> **Exercise aim**: Print the entries in full, word for word, but not the pictures.

····················

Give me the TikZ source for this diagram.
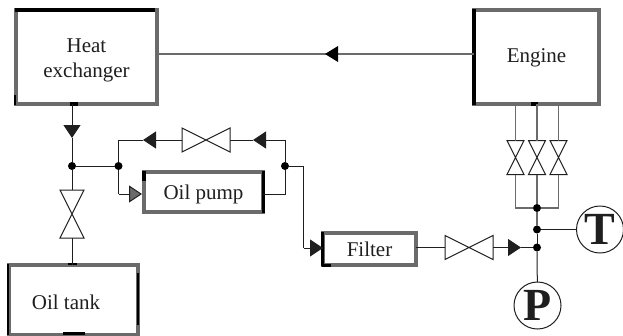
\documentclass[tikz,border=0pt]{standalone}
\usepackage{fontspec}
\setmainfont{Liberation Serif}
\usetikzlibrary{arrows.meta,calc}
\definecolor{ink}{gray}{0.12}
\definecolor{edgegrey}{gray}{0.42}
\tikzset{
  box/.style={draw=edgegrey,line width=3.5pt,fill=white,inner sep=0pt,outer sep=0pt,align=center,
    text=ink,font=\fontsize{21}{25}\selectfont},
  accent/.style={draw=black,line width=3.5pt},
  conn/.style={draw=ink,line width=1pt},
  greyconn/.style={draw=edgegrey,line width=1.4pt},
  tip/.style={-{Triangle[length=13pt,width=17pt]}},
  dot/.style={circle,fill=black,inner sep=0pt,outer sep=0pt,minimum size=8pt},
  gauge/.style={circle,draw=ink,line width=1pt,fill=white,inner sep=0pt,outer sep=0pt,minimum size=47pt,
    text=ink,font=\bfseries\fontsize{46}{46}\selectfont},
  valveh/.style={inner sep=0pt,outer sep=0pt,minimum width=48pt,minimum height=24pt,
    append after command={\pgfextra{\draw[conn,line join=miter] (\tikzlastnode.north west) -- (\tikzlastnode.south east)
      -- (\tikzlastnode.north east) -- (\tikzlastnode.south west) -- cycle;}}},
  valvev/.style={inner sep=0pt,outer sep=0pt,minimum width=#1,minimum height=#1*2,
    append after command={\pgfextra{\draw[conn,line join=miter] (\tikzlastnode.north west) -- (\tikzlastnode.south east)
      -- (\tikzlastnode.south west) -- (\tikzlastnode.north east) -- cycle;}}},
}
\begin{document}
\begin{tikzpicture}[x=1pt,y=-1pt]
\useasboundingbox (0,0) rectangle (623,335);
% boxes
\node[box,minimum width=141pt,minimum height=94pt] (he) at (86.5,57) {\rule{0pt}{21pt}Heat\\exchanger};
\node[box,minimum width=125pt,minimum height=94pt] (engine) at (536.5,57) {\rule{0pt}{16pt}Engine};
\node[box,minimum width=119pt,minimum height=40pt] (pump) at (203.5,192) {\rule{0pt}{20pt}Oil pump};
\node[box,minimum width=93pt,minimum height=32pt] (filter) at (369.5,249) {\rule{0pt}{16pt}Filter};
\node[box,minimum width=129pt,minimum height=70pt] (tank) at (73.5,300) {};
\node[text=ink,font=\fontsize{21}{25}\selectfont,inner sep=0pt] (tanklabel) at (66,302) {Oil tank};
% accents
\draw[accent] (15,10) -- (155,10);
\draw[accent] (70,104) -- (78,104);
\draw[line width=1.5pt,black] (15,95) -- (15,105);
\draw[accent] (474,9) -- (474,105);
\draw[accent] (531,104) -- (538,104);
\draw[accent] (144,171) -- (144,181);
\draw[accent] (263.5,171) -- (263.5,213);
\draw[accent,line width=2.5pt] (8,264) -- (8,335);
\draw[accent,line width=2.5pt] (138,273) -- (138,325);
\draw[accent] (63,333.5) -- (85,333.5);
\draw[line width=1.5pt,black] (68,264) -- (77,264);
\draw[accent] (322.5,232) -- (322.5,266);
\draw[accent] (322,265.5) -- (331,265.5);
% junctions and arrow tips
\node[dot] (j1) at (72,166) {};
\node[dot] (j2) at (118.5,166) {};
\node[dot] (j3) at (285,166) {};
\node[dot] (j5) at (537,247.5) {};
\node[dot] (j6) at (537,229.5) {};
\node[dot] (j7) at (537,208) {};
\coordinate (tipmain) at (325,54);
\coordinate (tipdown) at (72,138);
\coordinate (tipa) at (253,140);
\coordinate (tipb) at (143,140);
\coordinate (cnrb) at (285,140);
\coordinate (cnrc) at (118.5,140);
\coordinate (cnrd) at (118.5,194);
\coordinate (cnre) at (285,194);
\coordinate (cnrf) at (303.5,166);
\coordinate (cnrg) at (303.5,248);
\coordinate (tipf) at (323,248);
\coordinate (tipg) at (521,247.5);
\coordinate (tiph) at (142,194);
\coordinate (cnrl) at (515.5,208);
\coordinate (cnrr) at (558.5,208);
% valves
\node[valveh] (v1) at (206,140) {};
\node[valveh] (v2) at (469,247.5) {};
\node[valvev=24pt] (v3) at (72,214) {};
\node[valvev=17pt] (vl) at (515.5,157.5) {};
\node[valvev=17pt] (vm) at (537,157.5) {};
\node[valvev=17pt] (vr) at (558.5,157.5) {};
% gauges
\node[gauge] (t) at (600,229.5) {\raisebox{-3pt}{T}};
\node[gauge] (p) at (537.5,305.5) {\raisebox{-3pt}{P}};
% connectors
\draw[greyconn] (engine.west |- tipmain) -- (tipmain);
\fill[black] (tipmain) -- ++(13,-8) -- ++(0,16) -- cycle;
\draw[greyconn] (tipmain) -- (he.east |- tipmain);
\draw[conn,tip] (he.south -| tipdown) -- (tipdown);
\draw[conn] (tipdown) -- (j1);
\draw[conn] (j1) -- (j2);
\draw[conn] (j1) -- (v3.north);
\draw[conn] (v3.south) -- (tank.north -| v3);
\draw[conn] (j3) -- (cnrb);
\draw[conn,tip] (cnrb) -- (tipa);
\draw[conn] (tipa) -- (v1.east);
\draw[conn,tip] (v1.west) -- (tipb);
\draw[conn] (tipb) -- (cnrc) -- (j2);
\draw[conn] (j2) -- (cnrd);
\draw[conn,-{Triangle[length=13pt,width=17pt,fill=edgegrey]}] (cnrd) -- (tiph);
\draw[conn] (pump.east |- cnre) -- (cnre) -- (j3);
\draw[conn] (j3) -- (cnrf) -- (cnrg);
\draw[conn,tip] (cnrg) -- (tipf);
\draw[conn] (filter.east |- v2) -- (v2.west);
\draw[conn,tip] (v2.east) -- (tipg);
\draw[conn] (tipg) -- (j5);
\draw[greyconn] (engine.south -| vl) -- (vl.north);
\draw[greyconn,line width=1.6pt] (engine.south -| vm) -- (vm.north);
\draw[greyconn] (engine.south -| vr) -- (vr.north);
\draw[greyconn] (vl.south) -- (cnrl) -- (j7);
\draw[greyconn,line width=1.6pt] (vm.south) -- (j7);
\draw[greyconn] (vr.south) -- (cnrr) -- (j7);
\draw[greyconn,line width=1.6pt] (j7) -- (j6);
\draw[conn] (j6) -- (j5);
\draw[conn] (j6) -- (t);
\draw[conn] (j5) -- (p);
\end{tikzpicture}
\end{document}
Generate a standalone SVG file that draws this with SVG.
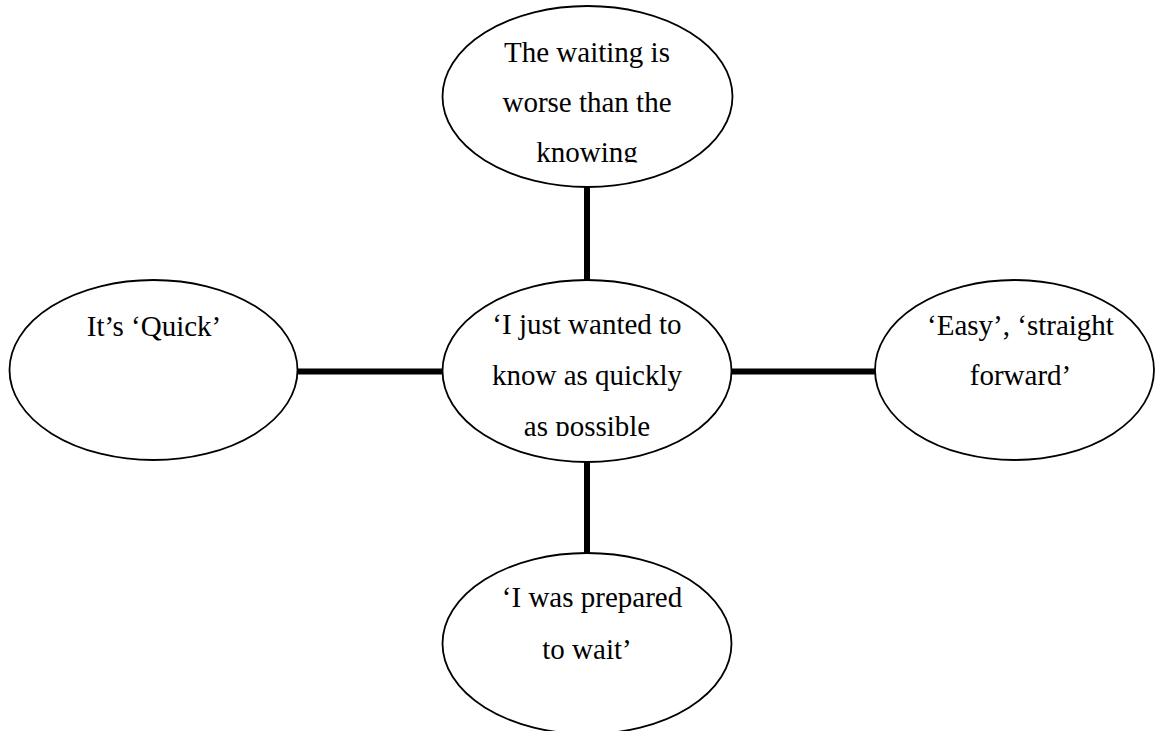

····················

> **Correct answer**:
Give me the TikZ source for this diagram.
\documentclass[tikz,border=0pt]{standalone}
\usepackage{fontspec}
\setmainfont{Liberation Serif}
\usetikzlibrary{arrows.meta,calc}
\definecolor{ink}{gray}{0.12}
\definecolor{edgegrey}{gray}{0.42}
\tikzset{
  box/.style={draw=edgegrey,line width=3.5pt,fill=white,inner sep=0pt,outer sep=0pt,align=center,
    text=ink,font=\fontsize{21}{25}\selectfont},
  accent/.style={draw=black,line width=3.5pt},
  conn/.style={draw=ink,line width=1pt},
  greyconn/.style={draw=edgegrey,line width=1.4pt},
  tip/.style={-{Triangle[length=13pt,width=17pt]}},
  dot/.style={circle,fill=black,inner sep=0pt,outer sep=0pt,minimum size=8pt},
  gauge/.style={circle,draw=ink,line width=1pt,fill=white,inner sep=0pt,outer sep=0pt,minimum size=47pt,
    text=ink,font=\bfseries\fontsize{46}{46}\selectfont},
  valveh/.style={inner sep=0pt,outer sep=0pt,minimum width=48pt,minimum height=24pt,
    append after command={\pgfextra{\draw[conn,line join=miter] (\tikzlastnode.north west) -- (\tikzlastnode.south east)
      -- (\tikzlastnode.north east) -- (\tikzlastnode.south west) -- cycle;}}},
  valvev/.style={inner sep=0pt,outer sep=0pt,minimum width=#1,minimum height=#1*2,
    append after command={\pgfextra{\draw[conn,line join=miter] (\tikzlastnode.north west) -- (\tikzlastnode.south east)
      -- (\tikzlastnode.south west) -- (\tikzlastnode.north east) -- cycle;}}},
}
\begin{document}
\begin{tikzpicture}[x=1pt,y=-1pt]
\useasboundingbox (0,0) rectangle (623,335);
% boxes
\node[box,minimum width=141pt,minimum height=94pt] (he) at (86.5,57) {\rule{0pt}{21pt}Heat\\exchanger};
\node[box,minimum width=125pt,minimum height=94pt] (engine) at (536.5,57) {\rule{0pt}{16pt}Engine};
\node[box,minimum width=119pt,minimum height=40pt] (pump) at (203.5,192) {\rule{0pt}{20pt}Oil pump};
\node[box,minimum width=93pt,minimum height=32pt] (filter) at (369.5,249) {\rule{0pt}{16pt}Filter};
\node[box,minimum width=129pt,minimum height=70pt] (tank) at (73.5,300) {};
\node[text=ink,font=\fontsize{21}{25}\selectfont,inner sep=0pt] (tanklabel) at (66,302) {Oil tank};
% accents
\draw[accent] (15,10) -- (155,10);
\draw[accent] (70,104) -- (78,104);
\draw[line width=1.5pt,black] (15,95) -- (15,105);
\draw[accent] (474,9) -- (474,105);
\draw[accent] (531,104) -- (538,104);
\draw[accent] (144,171) -- (144,181);
\draw[accent] (263.5,171) -- (263.5,213);
\draw[accent,line width=2.5pt] (8,264) -- (8,335);
\draw[accent,line width=2.5pt] (138,273) -- (138,325);
\draw[accent] (63,333.5) -- (85,333.5);
\draw[line width=1.5pt,black] (68,264) -- (77,264);
\draw[accent] (322.5,232) -- (322.5,266);
\draw[accent] (322,265.5) -- (331,265.5);
% junctions and arrow tips
\node[dot] (j1) at (72,166) {};
\node[dot] (j2) at (118.5,166) {};
\node[dot] (j3) at (285,166) {};
\node[dot] (j5) at (537,247.5) {};
\node[dot] (j6) at (537,229.5) {};
\node[dot] (j7) at (537,208) {};
\coordinate (tipmain) at (325,54);
\coordinate (tipdown) at (72,138);
\coordinate (tipa) at (253,140);
\coordinate (tipb) at (143,140);
\coordinate (cnrb) at (285,140);
\coordinate (cnrc) at (118.5,140);
\coordinate (cnrd) at (118.5,194);
\coordinate (cnre) at (285,194);
\coordinate (cnrf) at (303.5,166);
\coordinate (cnrg) at (303.5,248);
\coordinate (tipf) at (323,248);
\coordinate (tipg) at (521,247.5);
\coordinate (tiph) at (142,194);
\coordinate (cnrl) at (515.5,208);
\coordinate (cnrr) at (558.5,208);
% valves
\node[valveh] (v1) at (206,140) {};
\node[valveh] (v2) at (469,247.5) {};
\node[valvev=24pt] (v3) at (72,214) {};
\node[valvev=17pt] (vl) at (515.5,157.5) {};
\node[valvev=17pt] (vm) at (537,157.5) {};
\node[valvev=17pt] (vr) at (558.5,157.5) {};
% gauges
\node[gauge] (t) at (600,229.5) {\raisebox{-3pt}{T}};
\node[gauge] (p) at (537.5,305.5) {\raisebox{-3pt}{P}};
% connectors
\draw[greyconn] (engine.west |- tipmain) -- (tipmain);
\fill[black] (tipmain) -- ++(13,-8) -- ++(0,16) -- cycle;
\draw[greyconn] (tipmain) -- (he.east |- tipmain);
\draw[conn,tip] (he.south -| tipdown) -- (tipdown);
\draw[conn] (tipdown) -- (j1);
\draw[conn] (j1) -- (j2);
\draw[conn] (j1) -- (v3.north);
\draw[conn] (v3.south) -- (tank.north -| v3);
\draw[conn] (j3) -- (cnrb);
\draw[conn,tip] (cnrb) -- (tipa);
\draw[conn] (tipa) -- (v1.east);
\draw[conn,tip] (v1.west) -- (tipb);
\draw[conn] (tipb) -- (cnrc) -- (j2);
\draw[conn] (j2) -- (cnrd);
\draw[conn,-{Triangle[length=13pt,width=17pt,fill=edgegrey]}] (cnrd) -- (tiph);
\draw[conn] (pump.east |- cnre) -- (cnre) -- (j3);
\draw[conn] (j3) -- (cnrf) -- (cnrg);
\draw[conn,tip] (cnrg) -- (tipf);
\draw[conn] (filter.east |- v2) -- (v2.west);
\draw[conn,tip] (v2.east) -- (tipg);
\draw[conn] (tipg) -- (j5);
\draw[greyconn] (engine.south -| vl) -- (vl.north);
\draw[greyconn,line width=1.6pt] (engine.south -| vm) -- (vm.north);
\draw[greyconn] (engine.south -| vr) -- (vr.north);
\draw[greyconn] (vl.south) -- (cnrl) -- (j7);
\draw[greyconn,line width=1.6pt] (vm.south) -- (j7);
\draw[greyconn] (vr.south) -- (cnrr) -- (j7);
\draw[greyconn,line width=1.6pt] (j7) -- (j6);
\draw[conn] (j6) -- (j5);
\draw[conn] (j6) -- (t);
\draw[conn] (j5) -- (p);
\end{tikzpicture}
\end{document}
Generate a standalone SVG file that draws this with SVG.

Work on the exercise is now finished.